Tue, Nov 10 2009

Published: May 22, 2007 11:56 am    PrintThis  

Sox-Yanks needs some more Bronx bombing

On Pro Baseball , Bill Burt
Eagle-Tribune

You have to hand it to the New York Yankees. After six weeks of flopping around the like the Baltimore Orioles usually do this time of year, the Yankees actually looked very familiar.

They looked like your Boston Red Sox.

OK, it was only for one night. But if last night, a relatively easy win for the Yankees (6-2) over the Sox, is more the rule than the exception, and I expect it will be, then the Red Sox will not have a five-month cakewalk they've seemingly had here over the last three weeks.

Would Joe Torre getting fired be a good thing for the Yankees, baseball or this rivalry? No, no and absolutely no.

Other than hiring the crazy Larry Bowa as a replacement (he apparently is the third choice behind Joe Giardi and Don Mattingly), which would send this rivalry back to '78 days at least in the short term, we need at least another year of Torre.

Admit it, Red Sox fans. Other than a quick chuckle, a crummy Yankees team just isn't that much fun. This Sox-Yanks series lacks the panache the previous two series had.

Nearly a dozen games between them doesn't help.

But let's get back to the Yankees. Since the beginning of May they have played 20 games. In 16 of those games Yankees pitchers have allowed 4 runs or less. Yet the Yankees are only 11-9 over that stretch, including last night.

The moral of the story is that this offense has struggled and maybe this pitching problem, particularly in the starting rotation, isn't as bad as we originally thought.

The bullpen is another issue. Unlike the Sox, the Yankees have no stability after a starter comes out of the game. Even Mariano Rivera is not so automatic any more.

As Tigers manager Jim Leyland said last week, "When your closer blows a few games, your team loses confidence. That's a tough thing to lose."

The Yankees just don't seem confident these days whether it has any traces to the faulty bullpen or not.

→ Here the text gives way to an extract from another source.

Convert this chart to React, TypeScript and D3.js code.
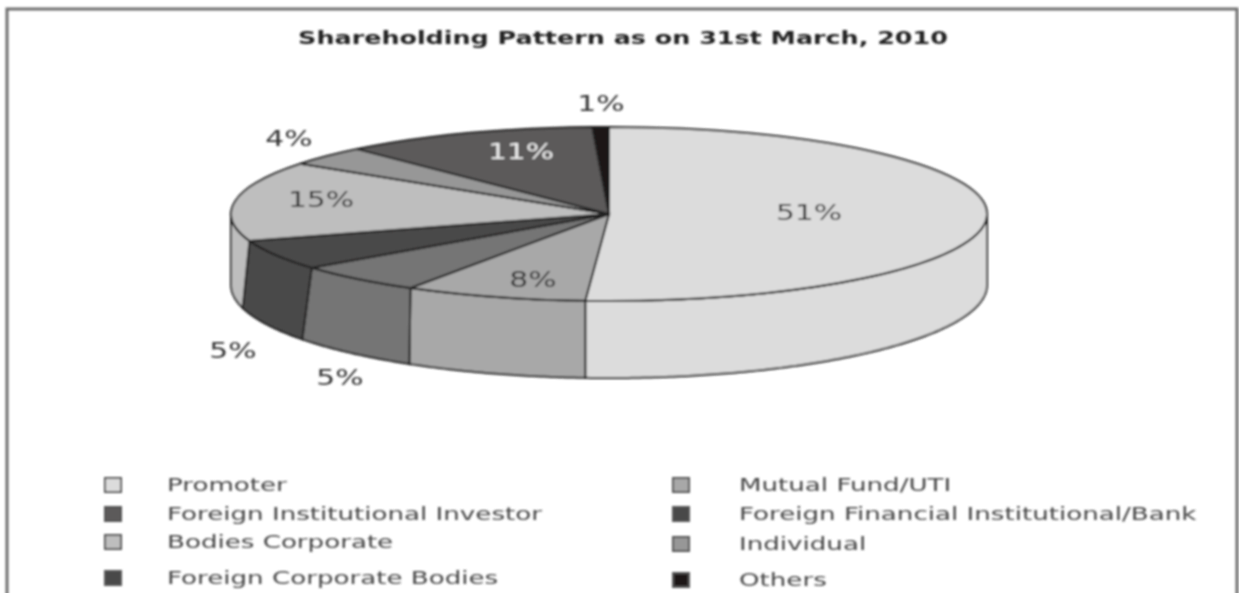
import React from 'react';
import * as d3 from 'd3';

const title = 'Shareholding Pattern as on 31st March, 2010';

// sweep of each slice, the printed labels are rounded
const categories = ['Promoter', 'Mutual Fund/UTI', 'Foreign Corporate Bodies', 'Foreign Financial', 'Bodies Corporate', 'Individual', 'Foreign Institutional Investor', 'Others'];
const sweeps = [51, 7.8, 5.6, 5.6, 14.8, 3.6, 10.9, 0.7];
const colors = ['#dcdcdc', '#a8a8a8', '#757575', '#4a4848', '#bebebe', '#979797', '#5c5a5a', '#1a1616'];
// the wall seams lean a little in the picture, degrees per slice start
const seamLean = [0, 0, 0.2, 2.4, 3.7, 0, 0, 0];

const sliceLabels = ['51%', '8%', '5%', '5%', '15%', '4%', '11%', '1%'];
const labelX = [809, 533, 340, 233, 321, 289, 521, 601];
const labelY = [212, 279, 377, 350, 199, 138, 151, 103];
const labelFill = ['#333', '#333', '#333', '#333', '#333', '#333', '#eee', '#333'];

const legendLeft = ['Promoter', 'Foreign Institutional Investor', 'Bodies Corporate', 'Foreign Corporate Bodies'];
const legendLeftColors = ['#dcdcdc', '#5c5a5a', '#bebebe', '#4a4848'];
const legendLeftY = [485, 514, 542, 578];
const legendRight = ['Mutual Fund/UTI', 'Foreign Financial Institutional/Bank', 'Individual', 'Others'];
const legendRightColors = ['#a8a8a8', '#4a4848', '#979797', '#1a1616'];
const legendRightY = [485, 514, 544, 580];

const width = 1239;
const height = 593;
const cx = 609;
const cy = 214;
const rx = 378;
const ry = 87;
const bottomCy = 285;
const bottomRy = 93;
const stretch = 1.42; // the whole picture is stretched sideways
const font = 'Verdana, "DejaVu Sans", sans-serif';

const App = () => {
  const pie = d3.pie<number>().sort(null)(sweeps);
  const arc = d3.arc<d3.PieArcDatum<number>>().innerRadius(0).outerRadius(rx);
  const rad = Math.PI / 180;

  // side wall of a slice, only the part that faces the viewer
  const wall = (d: d3.PieArcDatum<number>, i: number) => {
    const a0 = Math.max(d.startAngle, Math.PI / 2);
    const a1 = Math.min(d.endAngle, (3 * Math.PI) / 2);
    if (a1 <= a0) return null;
    const b0 = a0 + seamLean[i] * rad;
    const b1 = Math.min(a1 + (seamLean[i + 1] || 0) * rad, (3 * Math.PI) / 2);
    const top = d3.range(a0, a1, 0.01).concat([a1]).map((a): [number, number] => [cx + rx * Math.sin(a), cy - ry * Math.cos(a)]);
    const bottom = d3.range(b0, b1, 0.01).concat([b1]).reverse().map((a): [number, number] => [cx + rx * Math.sin(a), bottomCy - bottomRy * Math.cos(a)]);
    return d3.line()(top.concat(bottom)) + 'Z';
  };

  const stretched = (x: number, y: number) => `translate(${x},${y}) scale(${stretch},1)`;

  return (
    <svg width={width} height={height} style={{ position: 'absolute', left: 0, top: 0, background: '#fff' }}>
      <defs>
        <filter id="soft" x="-5%" y="-5%" width="110%" height="110%">
          <feGaussianBlur stdDeviation="0.9" />
        </filter>
      </defs>
      <g filter="url(#soft)" fontFamily={font}>
        {/* frame, open at the bottom */}
        <path d={`M7,${height + 10}V9H1237V${height + 10}`} fill="none" stroke="#6e6e6e" strokeWidth={3} />
        <text transform={stretched(623, 44)} textAnchor="middle" fontSize={17.9} fontWeight="bold" fill="#222">{title}</text>

        {pie.map((d, i) => {
          const p = wall(d, i);
          return p ? <path key={categories[i]} d={p} fill={colors[i]} stroke="#222" strokeWidth={2} /> : null;
        })}
        <g transform={`translate(${cx},${cy}) scale(1,${ry / rx})`}>
          {pie.map((d, i) => (
            <path key={categories[i]} d={arc(d) as string} fill={colors[i]} stroke="#222" strokeWidth={2} vectorEffect="non-scaling-stroke" />
          ))}
        </g>

        {sliceLabels.map((t, i) => (
          <text key={i} transform={stretched(labelX[i], labelY[i])} dy="0.36em" textAnchor="middle" fontSize={21} fill={labelFill[i]}>{t}</text>
        ))}

        {legendLeft.map((t, i) => (
          <g key={t}>
            <rect x={105} y={legendLeftY[i] - 7} width={16} height={14} fill={legendLeftColors[i]} stroke="#555" strokeWidth={2} />
            <text transform={stretched(167, legendLeftY[i])} dy="0.32em" fontSize={18.4} fill="#444">{t}</text>
          </g>
        ))}
        {legendRight.map((t, i) => (
          <g key={t}>
            <rect x={673} y={legendRightY[i] - 7} width={16} height={14} fill={legendRightColors[i]} stroke="#555" strokeWidth={2} />
            <text transform={stretched(739, legendRightY[i])} dy="0.32em" fontSize={18.4} fill="#444">{t}</text>
          </g>
        ))}
      </g>
    </svg>
  );
};

export default App;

If you didn't think the Red Sox were going to mount a huge comeback in the eighth inning last night with Julio Lugo up with the bases loaded, you were in the minority.

The Red Sox, even in defeat, have this quiet confidence this early season. Not a lot bothers them, including and especially the Yankees Curse.

As was the case with Roger Clemens, the Yankees need this series more and the odds sure look like they will win it, probably two of three games. For one thing, it's in Yankee Stadium. The pitching matchups favor the Yankees, who have their three best hurlers (Chien-Ming Wang, Mike Mussina tonight and Andy Pettitte tomorrow) facing the Sox.



Tonight, the Red Sox throw Julian Tavarez out there and Curt Schilling will be leaving his blogging desk for the finale in the Bronx.

Who knows, maybe the Yankees will win all three and make it 20 percent more interesting than it's been around here. Does it really matter if the Red Sox get swept? I don't think so.

The Red Sox have too much going their way. They also don't take these games personally, which is a tremendous trait to have.

So there you have it. The Red Sox win either way. They either maintain or gain their lead over everyone in baseball or they get their Yankees back.

I say the next time these teams meet in Boston, with Roger Clemens returning, is when New England will really take notice.

Here's hoping Joe Torre goes nowhere. Here's hoping the Yankees make this a little more interesting than they have.

My guess is they will. And that necessarily won't be a bad thing.